I found this template online, filled in my keys and tokens, and started to figure out how to make this thing tweet.

It turns out it’s pretty easy if you’re looking at the ruby guides for the Twitter gem. Client.update sends out tweets from your account. I thought it would be cool to have it tweet regularly, so I added sleep to a ruby .times loop and let it run for a while. I forgot that sample only pulls unique things from the array so it only tweeted 4 times, but hey! progress was made.

While it’s kind of cool to be able to send out an array of tweets, Twitter already has built in ways to just schedule tweets. I hadn’t really done anything robotic yet.

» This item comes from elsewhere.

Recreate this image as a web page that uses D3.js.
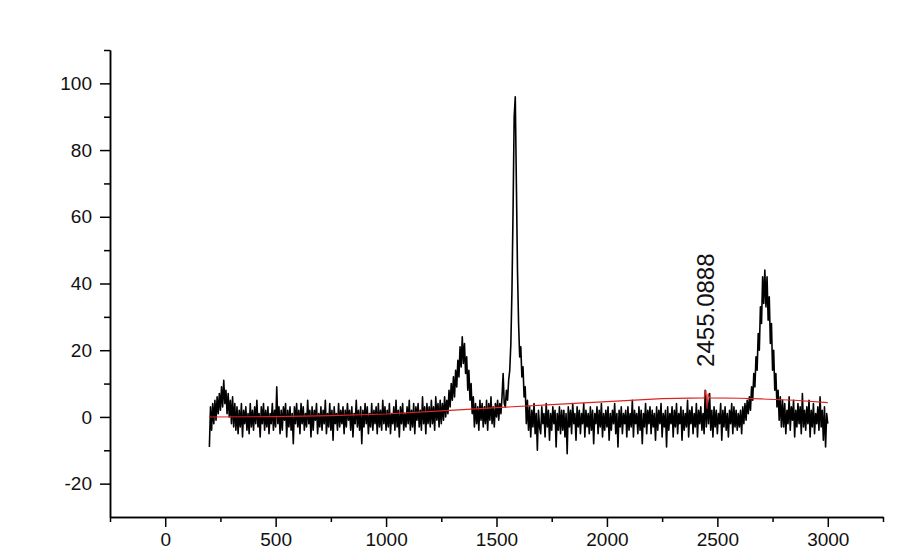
<!DOCTYPE html>
<html>
<head>
<meta charset="utf-8">
<script src="https://cdn.jsdelivr.net/npm/d3@7/dist/d3.min.js"></script>
<style>
    body { margin: 0; background: #fff; }
    svg { display: block; }
    .axis path, .axis line { stroke: #000; stroke-width: 1.5; }
    .axis text { font-family: "Liberation Sans", Arial, sans-serif; font-size: 19px; fill: #111; }
    .line-spectrum { fill: none; stroke: #000; stroke-width: 1.6; stroke-linejoin: round; }
    .line-baseline { fill: none; stroke: #dd2222; stroke-width: 1.1; }
    .peak-label { font-family: "Liberation Sans", Arial, sans-serif; font-size: 24px; fill: #111; }
</style>
</head>
<body>
<div id="chart"></div>
<script>

// raman shift grid: 200 .. 3000 cm-1, every 5
var shiftStart = 200
    , shiftStep = 5;

// intensity, one array per 400 cm-1
var intensity200 = [
    -9, 3, -4, 4, -2, 5, -1, 6, 1, 7, 2, 9, 3, 11, 4, 8, 1, 7, 0, 5,
    -2, 6, -3, 4, -4, 3, -5, 2, -3, 4, -6, 2, -2, 3, -4, 1, -5, 4, -3, 2,
    -4, 3, -2, 5, -3, 1, -6, 3, -2, 4, -4, 2, -3, 3, -5, 1, -2, 4, -4, 2,
    -3, 9, -2, 3, -5, 2, -4, 3, -1, 4, -6, 2, -3, 3, -4, 1, -8, 3, -2, 4
];
var intensity600 = [
    -3, 2, -5, 4, -2, 3, -4, 1, -3, 5, -2, 2, -6, 3, -4, 2, -1, 4, -5, 1,
    -3, 3, -4, 2, -2, 5, -5, 1, -3, 4, -4, 2, -7, 3, -2, 1, -4, 4, -3, 2,
    -2, 3, -5, 2, -3, 4, -1, 2, -4, 3, -6, 1, -2, 5, -3, 2, -4, 3, -8, 2,
    -3, 4, -2, 3, -5, 1, -3, 4, -4, 2, -2, 3, -5, 4, -3, 2, -4, 5, -2, 3
];
var intensity1000 = [
    -4, 2, -3, 4, -5, 1, -2, 3, -4, 5, -3, 2, -6, 3, -2, 4, -4, 1, -3, 3,
    -2, 5, -4, 2, -3, 4, -5, 3, -1, 4, -3, 2, -4, 6, -2, 3, -5, 4, -2, 3,
    -3, 5, -2, 3, -4, 6, -1, 4, -3, 5, -2, 4, -1, 6, 0, 5, 1, 8, 3, 10,
    5, 12, 6, 14, 9, 17, 12, 21, 15, 24, 16, 22, 13, 18, 8, 14, 5, 10, 1, 6
];
var intensity1400 = [
    -3, 4, -2, 3, -4, 5, -1, 4, -3, 3, -2, 5, -4, 4, -1, 6, -2, 3, -3, 4,
    0, 5, -1, 4, 1, 6, 13, 4, 3, 8, 5, 11, 14, 22, 38, 62, 90, 96, 70, 44,
    28, 18, 21, 12, 15, 6, 9, -2, 5, -4, 3, -6, 2, -3, 4, -5, 1, -10, 2, -3,
    -5, 3, -2, 1, -6, 4, -3, 2, -7, 1, -4, 3, -2, 2, -9, 1, -4, 3, -5, 2
];
var intensity1800 = [
    -4, 2, -6, 1, -11, 3, -3, 2, -5, 4, -2, 1, -7, 3, -3, 2, -5, 1, -2, 4,
    -6, 2, -3, 1, -5, 3, -4, 2, -8, 1, -2, 3, -5, 2, -3, 4, -6, 1, -4, 2,
    -3, 3, -7, 1, -4, 2, -2, 4, -5, 1, -9, 2, -3, 3, -5, 1, -2, 2, -6, 3,
    -4, 1, -3, 5, -6, 2, -2, 1, -5, 3, -4, 2, -8, 1, -3, 4, -5, 2, -2, 3
];
var intensity2200 = [
    -5, 2, -3, 1, -7, 3, -4, 2, -2, 4, -6, 1, -3, 2, -9, 3, -4, 1, -2, 3,
    -6, 2, -3, 4, -5, 1, -2, 3, -7, 2, -4, 1, -3, 5, -6, 2, -2, 3, -5, 1,
    -3, 4, -6, 2, -2, 3, -4, 1, -5, 8, -3, 5, -2, 7, -4, 2, -6, 3, -3, 2,
    -5, 1, -2, 4, -7, 2, -3, 3, -4, 1, -6, 2, -2, 4, -5, 3, -3, 2, -4, 1
];
var intensity2600 = [
    -3, 2, -5, 3, -2, 4, -1, 5, 1, 6, 2, 9, 5, 13, 9, 18, 14, 25, 20, 33,
    28, 42, 34, 44, 33, 42, 29, 36, 22, 28, 14, 20, 8, 13, 3, 8, -1, 6, -3, 5,
    -3, 4, -5, 2, -2, 6, -4, 3, -1, 5, -6, 2, -3, 4, -2, 3, -5, 7, -3, 2,
    -4, 3, -2, 5, -6, 2, -3, 4, -5, 1, -2, 3, -4, 6, -3, 2, -7, 3, -9, 1,
    -2
];

// red fitted baseline
var baselineShift = [200, 500, 750, 1000, 1250, 1500, 1750, 2000, 2250, 2440, 2448, 2453, 2458, 2465, 2600, 2700, 2850, 3000];
var baselineIntensity = [0, 0.1, 0.4, 0.9, 1.8, 2.8, 3.7, 4.6, 5.5, 5.7, 8, 2.5, 7, 5.7, 5.6, 5.4, 5.0, 4.3];

var xMajorTicks = [0, 500, 1000, 1500, 2000, 2500, 3000]
    , xMinorTicks = [-250, 250, 750, 1250, 1750, 2250, 2750, 3250]
    , yMajorTicks = [-20, 0, 20, 40, 60, 80, 100]
    , yMinorTicks = [-10, 10, 30, 50, 70, 90, 110];

var peakLabel = "2455.0888"
    , peakLabelShift = 2455.0888
    , peakLabelIntensity = 15;


function chart() {

    var width = 900
        , height = 555
        , margin = {left: 110, right: 17, top: 50, bottom: 38};

    function my(selection) {
        selection.each(function() {

            var svg = d3.select(this)
                .append("svg")
                .attr("width", width)
                .attr("height", height);

            svg.append("rect")
                .attr("width", width)
                .attr("height", height)
                .attr("fill", "#fff");

            var w = width - margin.left - margin.right
                , h = height - margin.top - margin.bottom
                , g = svg.append("g")
                    .attr("transform", "translate(" + margin.left + "," + margin.top + ")");

            var intensity = [].concat(intensity200, intensity600, intensity1000,
                intensity1400, intensity1800, intensity2200, intensity2600);

            var spectrum = intensity.map(function(v, i) {
                return {shift: shiftStart + i * shiftStep, value: v};
            });

            var baseline = baselineShift.map(function(s, i) {
                return {shift: s, value: baselineIntensity[i]};
            });

            var x = d3.scaleLinear()
                .domain([-250, 3250])
                .range([0, w]);

            var y = d3.scaleLinear()
                .domain([-30, 110])
                .range([h, 0]);

            var line = d3.line()
                .x(function(d) { return x(d.shift)})
                .y(function(d) { return y(d.value)});

            // plain hyphen for negatives, like the original plot
            var fmt = function(d) { return String(d); };

            // minor ticks first, majors with labels on top
            g.append("g")
                .attr("class", "axis axis--x-minor")
                .attr("transform", "translate(0," + h + ")")
                .call(d3.axisBottom(x)
                    .tickValues(xMinorTicks)
                    .tickSizeOuter(0)
                    .tickSizeInner(5)
                    .tickFormat(""));

            g.append("g")
                .attr("class", "axis axis--x")
                .attr("transform", "translate(0," + h + ")")
                .call(d3.axisBottom(x)
                    .tickValues(xMajorTicks)
                    .tickSizeOuter(0)
                    .tickSizeInner(10)
                    .tickPadding(6)
                    .tickFormat(fmt));

            g.append("g")
                .attr("class", "axis axis--y-minor")
                .call(d3.axisLeft(y)
                    .tickValues(yMinorTicks)
                    .tickSizeOuter(0)
                    .tickSizeInner(6)
                    .tickFormat(""));

            g.append("g")
                .attr("class", "axis axis--y")
                .call(d3.axisLeft(y)
                    .tickValues(yMajorTicks)
                    .tickSizeOuter(0)
                    .tickSizeInner(10)
                    .tickPadding(8)
                    .tickFormat(fmt));

            g.append("path")
                .datum(spectrum)
                .attr("class", "line line-spectrum")
                .attr("d", line);

            g.append("path")
                .datum(baseline)
                .attr("class", "line line-baseline")
                .attr("d", line);

            g.append("text")
                .attr("class", "peak-label")
                .attr("transform", "translate(" + (x(peakLabelShift) + 7) + "," + y(peakLabelIntensity) + ") rotate(-90)")
                .attr("text-anchor", "start")
                .text(peakLabel);
        });
    }

    return my;
}

d3.select("#chart").call(chart());

</script>
</body>
</html>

While searching for more to do, I found a method that let you find users that interacted with hashtag, and respond to the most recent ones to do so.

Naturally, my hashtag was ‘bug’.

I didn’t get much engagement with my posts clearly, but it felt like a step in the right direction. I started feeling a bit more powerful here and wanted to see what would happen if I reached out to more users.

I upgraded my message and thought I’d start with 30. Twitter didn’t like that. I got an error message in my terminal, and my account was temporarily suspended.

However, after passing the captcha test….

I am become spam, the destroyer of mentions.